Keeping your boat looking clean and working at tiptop condition is a lifetime commitment. Every trip on the water means exposing your boat to the sun’s ultraviolet rays, to the sediment, salt, and mineral deposits in the water, and to the constant action of the wind. No boat is tough enough to withstand the assault of the elements without a little maintenance from the boat owner every now and then.
Cleaning your boat should be top priority before and after every marine adventure
if you want to make sure that your vessel will continue to work well for the rest of its lifespan. To really get the most out of the your boat and to showcase its curvaceous shiny lines, you should also think about applying wax on the deck, the fiberglass hull, and the superstructure regularly.

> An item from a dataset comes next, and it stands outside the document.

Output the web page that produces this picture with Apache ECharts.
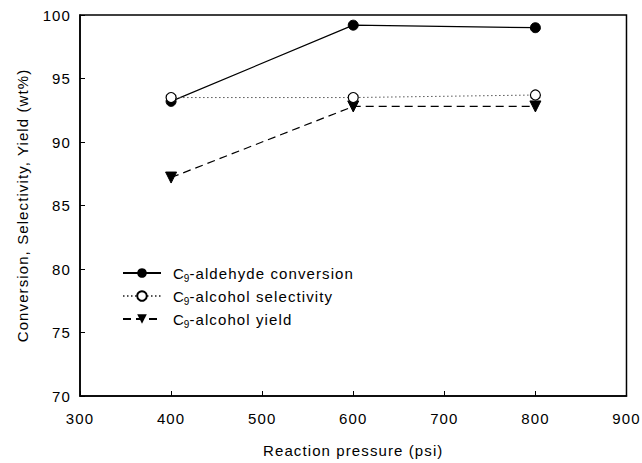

The waxing your boat dilemma
If you’re not schooled in the art of DIY boat detailing, you might be wondering about how frequently you should wax your boat and which waxing products you should use for the job. Fortunately, you can find a lot of online boat detailing guides to turn to for useful tips on how to wash, detail, and wax every part of your boat properly.
“How often should I wax my boat?” is actually a trick question.
There is no hard and fast rule for this. The frequency of your wax application depends mostly on how often you take your boat out into the water and for how long, as well as the conditions in which you sail your boat in.
Boat waxing is a vital cleaning procedure that you have to perform at least twice a year
if you want to prevent your boat from fading, chalking or hazing from constant sun exposure. There are at least three steps for you to engage in the wax-and-buff ritual:
- Clean, clean, clean your boat. There is no better way to wax your boat than to start with a perfectly clean finish first. If you rinse your boat thoroughly with freshwater after every trip, you’ve already put in enough initial work to keep your boat looking good. A more meticulous washing is necessary if you wish to apply wax and seal in that freshly-cleaned goodness. Eliminate all the crud, salt and mineral deposits, marine growth, grease, and mold stains on your boat with a commercial cleaning agent or marine soap.
- Polishing: your gel coat is never completely clean unless you buff and polish it with a protectant. Gel coat is that thick invisible layer over the paint job on your fiberglass hull, which protects it from nicks, scrapes, and the sun’s damaging rays.
- Waxing: you can choose either a polymer sealant or a natural wax substance to lock in your boat’s good looks. Natural wax will give a deeper, darker, healthier shine that will make your surfaces look three dimensional. On the other hand, polymer sealants are plasticized, which means that it will keep for longer and save you the trouble of applying wax more frequently.